My father thanked me for writing it and sent an email copy to Jorge, his “Cuban brother.” This was the letter I received back (he used a translator):
“Daniella my Sister I am very happy for you and see that you are very intelligent and have ease of words when writing. Everything is well written in your article and you honor me, with the sheer reality of our pure dispair, you seem to understand the sincerity of our souls during this damaging time in our lives. God offered us and I met your father, thank you for your sentimental words about his life […] all my gratitude and my hugs to you, merry Christmas..”
I was overwhelmed by his thanks. Even though I thought I had just written another story – it was an act of remembrance.

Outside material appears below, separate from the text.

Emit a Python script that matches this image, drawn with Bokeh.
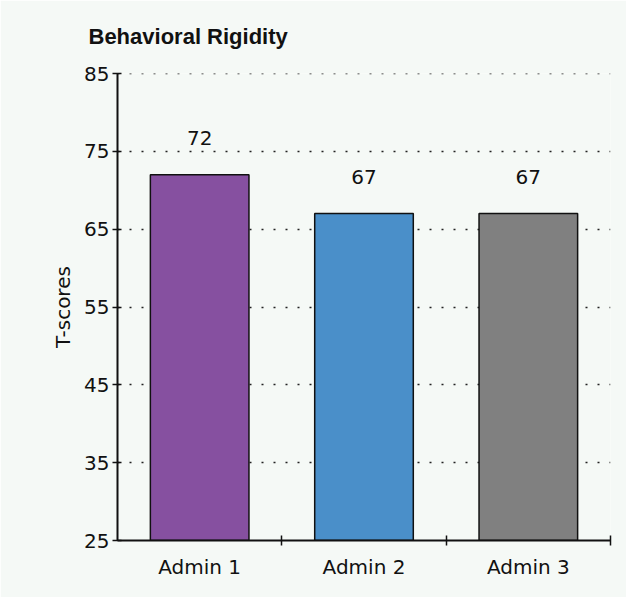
from bokeh.plotting import figure
from bokeh.models import ColumnDataSource, FixedTicker, LabelSet, Range1d, Span
from bokeh.core.properties import value
from bokeh.embed import file_html
from bokeh.resources import INLINE

title_text = "Behavioral Rigidity"
categories = ["Admin 1", "Admin 2", "Admin 3"]
scores = [72, 67, 67]
bar_colors = ["#8650A0", "#4A8FC9", "#808080"]
y_ticks = [25, 35, 45, 55, 65, 75, 85]

FONT = "DejaVu Sans"
TFONT = "Liberation Sans"
BG = "#F5F9F6"
INK = "#111111"

xs = [i + 0.5 for i in range(len(categories))]
source = ColumnDataSource(data=dict(x=xs, top=scores, color=bar_colors,
                                    label=[str(s) for s in scores]))

p = figure(width=626, height=597, output_backend="svg", toolbar_location=None,
           x_range=Range1d(0, len(categories)), y_range=Range1d(y_ticks[0], y_ticks[-1]),
           min_border_left=117, min_border_right=16, min_border_top=72,
           min_border_bottom=57)
p.background_fill_color = BG
p.border_fill_color = BG
p.outline_line_color = None

p.vbar(x="x", top="top", bottom=y_ticks[0], width=0.6, source=source,
       fill_color="color", line_color=INK, line_width=1.5)

labels = LabelSet(x="x", y="top", text="label", source=source, y_offset=30,
                  text_align="center", text_baseline="bottom",
                  text_font=value(FONT), text_font_size="20px", text_color=INK)
p.add_layout(labels)

# top gridline (range edge is skipped by the grid)
p.add_layout(Span(location=y_ticks[-1], dimension="width", line_color="#222222",
                  line_width=1.5, line_dash="2 10", level="underlay"))

# title
p.title.text = title_text
p.title.text_font = TFONT
p.title.text_font_size = "22px"
p.title.text_font_style = "bold"
p.title.text_color = INK
p.title.align = "left"
p.title.vertical_align = "top"
p.title.offset = -29
p.title.standoff = 46

# y axis
ya = p.yaxis[0]
ya.ticker = FixedTicker(ticks=y_ticks)
ya.axis_label = "T-scores"
ya.axis_label_text_font = FONT
ya.axis_label_text_font_size = "20px"
ya.axis_label_text_font_style = "normal"
ya.axis_label_text_color = INK
ya.axis_label_standoff = 6
ya.major_label_text_font = FONT
ya.major_label_text_font_size = "20px"
ya.major_label_text_color = INK
ya.major_label_standoff = 3
ya.major_tick_in = 4
ya.major_tick_out = 5
ya.minor_tick_line_color = None
ya.axis_line_width = 2
ya.axis_line_color = INK
ya.major_tick_line_color = INK
ya.major_tick_line_width = 1.5

# x axis: labels at centres, ticks at category boundaries
xa = p.xaxis[0]
xa.ticker = FixedTicker(ticks=xs, minor_ticks=list(range(1, len(categories) + 1)))
xa.major_label_overrides = {x: c for x, c in zip(xs, categories)}
xa.major_label_text_font = FONT
xa.major_label_text_font_size = "20px"
xa.major_label_text_color = INK
xa.major_label_standoff = 8
xa.major_tick_line_color = None
xa.minor_tick_in = 5
xa.minor_tick_out = 5
xa.minor_tick_line_color = INK
xa.minor_tick_line_width = 1.5
xa.axis_line_width = 2
xa.axis_line_color = INK

p.xgrid.grid_line_color = None
p.ygrid.ticker = FixedTicker(ticks=y_ticks)
p.ygrid.grid_line_color = "#222222"
p.ygrid.grid_line_width = 1.5
p.ygrid.grid_line_dash = "2 10"

open("out.html", "w").write(file_html(p, INLINE))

It was from writing his story that I realized I wanted to work with the Canadian Forces for my Independent Professional Project. I am happy to be in charge of the 38 Brigade newsletter, and play a number of communications roles. I have had the opportunity to meet many reserves soldiers, who do great work in the community and help out on the home front; most recently during the spring flood.
The theme for our November newsletter is how do you remember. I attended the Valour Road ceremony today, and as I’m waiting for the crowd to disperse, I see a man standing with his dog; watching people as they lay wreaths. I go up to him with a smile and ask him how he is, if he’d like to share with me how he remembers.
“I remember everyday, my father was killed right before I was born.”
Without saying me saying a word, the man continued to tell me about all the members in his family affected by the war. His father was a Canadian soldier in South East Asia. His mother lost both of her brothers. His stepdad had tried to get overseas to no avail while his stepdad’s twin brother was a thousand miles away, working on a map when a sniper bullet shot off part of his ear. An inch difference would have meant his life.
Or another gentleman I asked, who was donning a beret. It was his fathers, the man in the picture wearing the same hat. The photo was taken a few days after he married the woman beside him, while on a few weeks leave. The two lovebirds lived together until they were 95, passing away within months of each other. Today their son thanked them on Remembrance Day by putting their picture on the memorial.
I think I finally get Remembrance Day. It doesn’t matter who you are, or whether you attend a ceremony (be nice if you did). What matters are the stories. Memorials, like the one at Vimy Ridge that moved me to tears, bear the names – but we bear the people, their histories and legacies.
My way of remembering is telling stories. All the while Mother Canada mourns and soldiers lie in wait. When it one days ends, and until then, we will never forget.